Malaysia has many other non-Malay indigenous people, who are given Bumiputra status. The indigenous tribes are the oldest inhabitants of Malaysia, and the indigenous groups of Peninsular Malaysia are known collectively as Orang Asli and in East Malaysia as "Orang Asal". They account for about 11 percent of the nation's population, and represent a majority in East Malaysia of Sabah and Sarawak. In Sarawak, the dominant tribal group are the Dayak people, who are either Iban (also known as Sea Dayak) or Bidayuh (also known as Land Dayak) of which are mainly Christians. The Iban form the largest of all indigenous groups, numbering over 600,000 (35% of Sarawak's population), who mostly still live in traditional longhouses which can hold up to 200 people. Longhouses are mostly places along the Rajang and Lupar rivers and their tributaries, although many Iban have moved to the cities. The Bidayuhs, numbering around 170,000, are concentrated in the southwestern part of Sarawak. They, together with other indigenous groups in Sarawak make up over half of the states population.

The largest indigenous tribe in Sabah is the Kadazan, most of whom are Christians and rice farmers. They live as subsistence farmers. Sabah has a large number of indigenous people, 19.3% of the population are Kadazan-Dusuns, and 16.5% are Bajaus.
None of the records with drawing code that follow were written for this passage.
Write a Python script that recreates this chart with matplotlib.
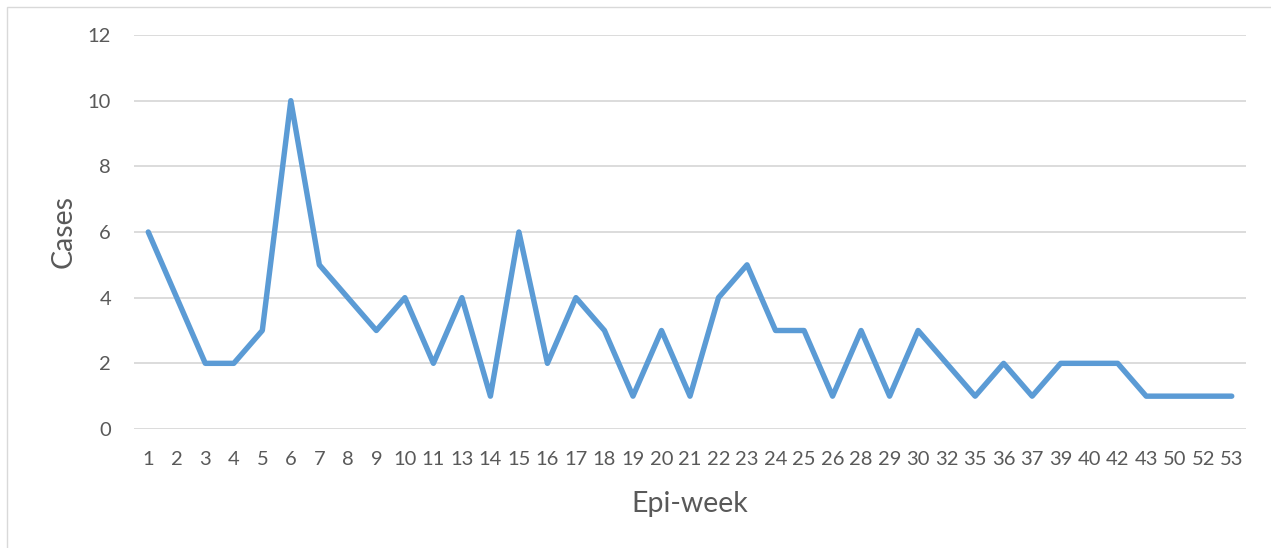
import numpy as np
import matplotlib.pyplot as plt
from matplotlib.patches import Rectangle

# epi-week categories and case counts
weeks = ['1', '2', '3', '4', '5', '6', '7', '8', '9', '10', '11', '13', '14',
         '15', '16', '17', '18', '19', '20', '21', '22', '23', '24', '25', '26',
         '28', '29', '30', '32', '35', '36', '37', '39', '40', '42', '43', '50',
         '52', '53']
cases = [6, 4, 2, 2, 3, 10, 5, 4, 3, 4, 2, 4, 1,
         6, 2, 4, 3, 1, 3, 1, 4, 5, 3, 3, 1,
         3, 1, 3, 2, 1, 2, 1, 2, 2, 2, 1, 1,
         1, 1]
yticks = [0, 2, 4, 6, 8, 10, 12]

plt.rcParams['font.family'] = ['Lato', 'DejaVu Sans']
text_color = '#595959'

W, H = 1271, 548
fig = plt.figure(figsize=(W / 100, H / 100), dpi=100)
ax = fig.add_axes([134 / W, 1 - 429 / H, 1112 / W, 394 / H])

# outer chart border (only left/top visible, the rest runs off the image)
fig.patches.append(Rectangle((7 / W, -0.5), 2, 1.5 - 7 / H, transform=fig.transFigure,
                             fill=False, edgecolor='#D9D9D9', linewidth=1))

x = np.arange(len(weeks))
ax.plot(x, cases, color='#5B9BD5', linewidth=3.9, solid_joinstyle='round',
        solid_capstyle='round', zorder=3)

ax.set_xlim(-0.5, len(weeks) - 0.5)
ax.set_ylim(0, 12)
ax.set_xticks(x)
ax.set_xticklabels(weeks)
ax.set_yticks(yticks)
ax.grid(axis='y', color='#D9D9D9', linewidth=1.3)
ax.tick_params(length=0, labelsize=14.5, labelcolor=text_color)
ax.tick_params(axis='x', pad=15.5)
ax.tick_params(axis='y', pad=16.5)
for s in ax.spines.values():
    s.set_visible(False)

fig.text(689.5 / W, 1 - 512 / H, 'Epi-week', fontsize=20.5, color=text_color,
         ha='center', va='baseline')
fig.text(72 / W, 1 - 232 / H, 'Cases', fontsize=20.5, color=text_color,
         ha='center', va='baseline', rotation=90, rotation_mode='anchor')

fig.savefig('out.png', dpi=100)
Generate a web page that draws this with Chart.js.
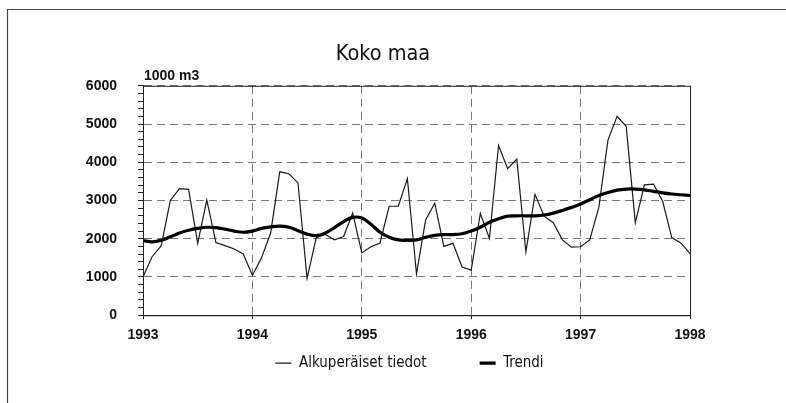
<!DOCTYPE html>
<html>
<head>
<meta charset="utf-8">
<script src="https://cdn.jsdelivr.net/npm/chart.js@4.4.1/dist/chart.umd.min.js"></script>
<style>
  html, body { margin: 0; padding: 0; background: #fff; }
  #wrap { width: 786px; height: 403px; }
</style>
</head>
<body>
<div id="wrap"><canvas id="chart" width="786" height="403"></canvas></div>
<script>
// monthly values, Jan 1993 .. Jan 1998 (1000 m3)
const startYear = 1993;
const endYear = 1998;
const original = [
  1000, 1530, 1820, 3000, 3310, 3290, 1880, 3010, 1900, 1820, 1730, 1600, // 1993
  1040, 1500, 2150, 3750, 3700, 3460, 960, 2030, 2110, 1970, 2060, 2670,   // 1994
  1630, 1790, 1890, 2850, 2850, 3570, 1080, 2490, 2930, 1800, 1880, 1260,  // 1995
  1180, 2660, 2010, 4440, 3830, 4080, 1660, 3160, 2590, 2420, 1970, 1780,  // 1996
  1790, 1970, 2820, 4580, 5200, 4940, 2420, 3410, 3430, 2980, 2030, 1890,  // 1997
  1610                                                                     // 1998
];
const trend = [
  1950, 1920, 1960, 2050, 2150, 2220, 2270, 2300, 2290, 2250, 2200, 2170,
  2200, 2270, 2310, 2330, 2300, 2210, 2120, 2080, 2150, 2290, 2450, 2560,
  2540, 2380, 2170, 2040, 1970, 1960, 1970, 2040, 2090, 2110, 2110, 2130,
  2200, 2300, 2430, 2520, 2590, 2600, 2600, 2600, 2620, 2670, 2740, 2820,
  2910, 3020, 3130, 3210, 3270, 3300, 3300, 3280, 3240, 3200, 3170, 3150,
  3130
];
const seriesNames = ['Alkuperäiset tiedot', 'Trendi'];
const chartTitle = 'Koko maa';
const unitLabel = '1000 m3';

const tickFont = "'Liberation Sans', Arial, sans-serif";
const condensed = "'DejaVu Sans Condensed', 'Liberation Sans', sans-serif";

const toPoints = arr => arr.map((v, i) => ({ x: startYear + i / 12, y: v }));

// outer frame + plot box + unit text
const decorations = {
  id: 'decorations',
  beforeDraw(chart) {
    const ctx = chart.ctx;
    ctx.save();
    ctx.strokeStyle = '#444';
    ctx.lineWidth = 1.2;
    ctx.beginPath();
    ctx.moveTo(7.5, chart.height);
    ctx.lineTo(7.5, 9.5);
    ctx.lineTo(chart.width, 9.5);
    ctx.stroke();
    ctx.restore();
  },
  afterDraw(chart) {
    const { ctx, chartArea: a } = chart;
    ctx.save();
    ctx.strokeStyle = '#222';
    ctx.lineWidth = 1;
    ctx.strokeRect(a.left + 0.5, a.top + 0.5, a.right - a.left, a.bottom - a.top);
    ctx.fillStyle = '#111';
    ctx.font = 'bold 14px ' + tickFont;
    ctx.textBaseline = 'alphabetic';
    ctx.fillText(unitLabel, a.left + 1, a.top - 6);
    ctx.restore();
  }
};

// pull the legend up next to the x axis labels
const legendLift = {
  id: 'legendLift',
  afterLayout(chart) {
    const l = chart.legend;
    const dy = (chart.chartArea.bottom - 12.5) - l.top;
    l.top += dy;
    l.bottom += dy;
    l.left -= 7;
    l.right -= 7;
  }
};

new Chart(document.getElementById('chart'), {
  type: 'line',
  data: {
    datasets: [
      {
        label: seriesNames[0],
        data: toPoints(original),
        borderColor: '#1a1a1a',
        backgroundColor: '#1a1a1a',
        borderWidth: 1.2,
        pointRadius: 0,
        pointStyle: 'line',
        tension: 0,
        order: 1
      },
      {
        label: seriesNames[1],
        data: toPoints(trend),
        borderColor: '#000',
        backgroundColor: '#000',
        borderWidth: 3.2,
        pointRadius: 0,
        pointStyle: 'line',
        tension: 0.4,
        order: 0
      }
    ]
  },
  options: {
    responsive: false,
    animation: false,
    layout: { padding: { left: 76, right: 96, top: 0, bottom: -27 } },
    scales: {
      x: {
        type: 'linear',
        min: startYear,
        max: endYear,
        ticks: {
          stepSize: 1,
          maxRotation: 0,
          padding: 8,
          color: '#111',
          font: { family: tickFont, size: 14, weight: 'bold' },
          callback: v => String(v)
        },
        grid: {
          color: '#777',
          tickColor: '#222',
          tickLength: 4,
          lineWidth: 1
        },
        border: { display: true, color: '#222', dash: [8, 5] }
      },
      y: {
        min: 0,
        max: 6000,
        afterFit: s => { s.width = 67; },
        ticks: {
          stepSize: 200,
          autoSkip: false,
          maxTicksLimit: 40,
          padding: 21,
          color: '#111',
          font: { family: tickFont, size: 14, weight: 'bold' },
          callback: v => (v % 1000 === 0 ? String(v) : '')
        },
        grid: {
          color: c => (c.tick && c.tick.value % 1000 === 0 ? '#777' : 'transparent'),
          tickColor: '#222',
          tickLength: 5,
          lineWidth: 1
        },
        border: { display: true, color: '#222', dash: [8, 5] }
      }
    },
    plugins: {
      title: {
        display: true,
        text: chartTitle,
        color: '#111',
        font: { family: condensed, size: 21.5, weight: 'normal', lineHeight: 1.2 },
        padding: { top: 42, bottom: 18 }
      },
      legend: {
        display: true,
        position: 'bottom',
        fullSize: false,
        labels: {
          usePointStyle: true,
          pointStyleWidth: 16,
          padding: 53,
          color: '#111',
          font: { family: condensed, size: 15 },
          sort: (a, b) => a.datasetIndex - b.datasetIndex
        }
      },
      tooltip: { enabled: false }
    }
  },
  plugins: [decorations, legendLift]
});
</script>
</body>
</html>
There also exist aboriginal groups in much smaller numbers on the peninsula, where they are collectively known as Orang Asli (literally meaning "original person"). The 140,000 Orang Asli comprise a number of different ethnic communities. Many tribes, both on the peninsula and in Borneo, were traditionally nomadic or semi-nomadic hunter—gatherers who practice animism, including the Punan, Penan and Senoi. However, their ancestral land and hunting grounds are commonly reclaimed by the state, shifting them to inferior land and sometimes pushing them out of their traditional way of life. The most numerous of the Orang Asli are called Negritos and are related to native Papuans in West Papua, Indonesia and Papua New Guinea, and possibly even to the aborigines in Australia. Other bumiputera minorities to a lesser degree include the Malaysian Siamese, Khmers, Chams, Burmese and the Indian Muslims commonly known as Mamaks.

Non-Bumiputras

Minorities who lack Bumiputra status have established themselves in Malaysia.  Those who are not considered to be Bumiputras make up a considerable portion of the Malaysian population – non-Malays once constituted around 50% of the population of peninsula Malaya (1947–1957), but have since declined in percentage term due to a higher birthrate of Malays owing to favorable policies by the government as well as some degree of out-migration by the Chinese. A large number of the non-Bumiputra arrived during the colonial period, but most of the non-Bumiputras were native-born by 1947 as large-scale immigration had effectively ceased by the late 1940s. Some Chinese families, known as Peranakan ("straits-born"), have resided in Malaysia since as far back as 15th century Malacca.

Chinese

The second largest ethnic group at 6.69 million are the Chinese who make up 23% of the population excluding non-citizens as of 2018. They have been dominant in trade and business since the early 20th century. Malaysian Chinese businesses developed as part of the larger bamboo network, a network of overseas Chinese businesses operating in the markets of Southeast Asia that share common family and cultural ties. George Town, Ipoh and Iskandar Puteri are Chinese-majority cities, while Penang was the only state in Malaysia with a non-Bumiputera majority population. The Chinese have been settling in Malaysia for many centuries, as seen in the emergence of the Peranakan culture, but the exodus peaked during the nineteenth century through trading and tin-mining. When they first arrived, the Chinese often worked the most grueling jobs like tin mining and railway construction. Later on, some of them owned businesses that became large conglomerates in today's Malaysia. Most Chinese are Tao Buddhist and retain strong cultural ties to their ancestral homeland.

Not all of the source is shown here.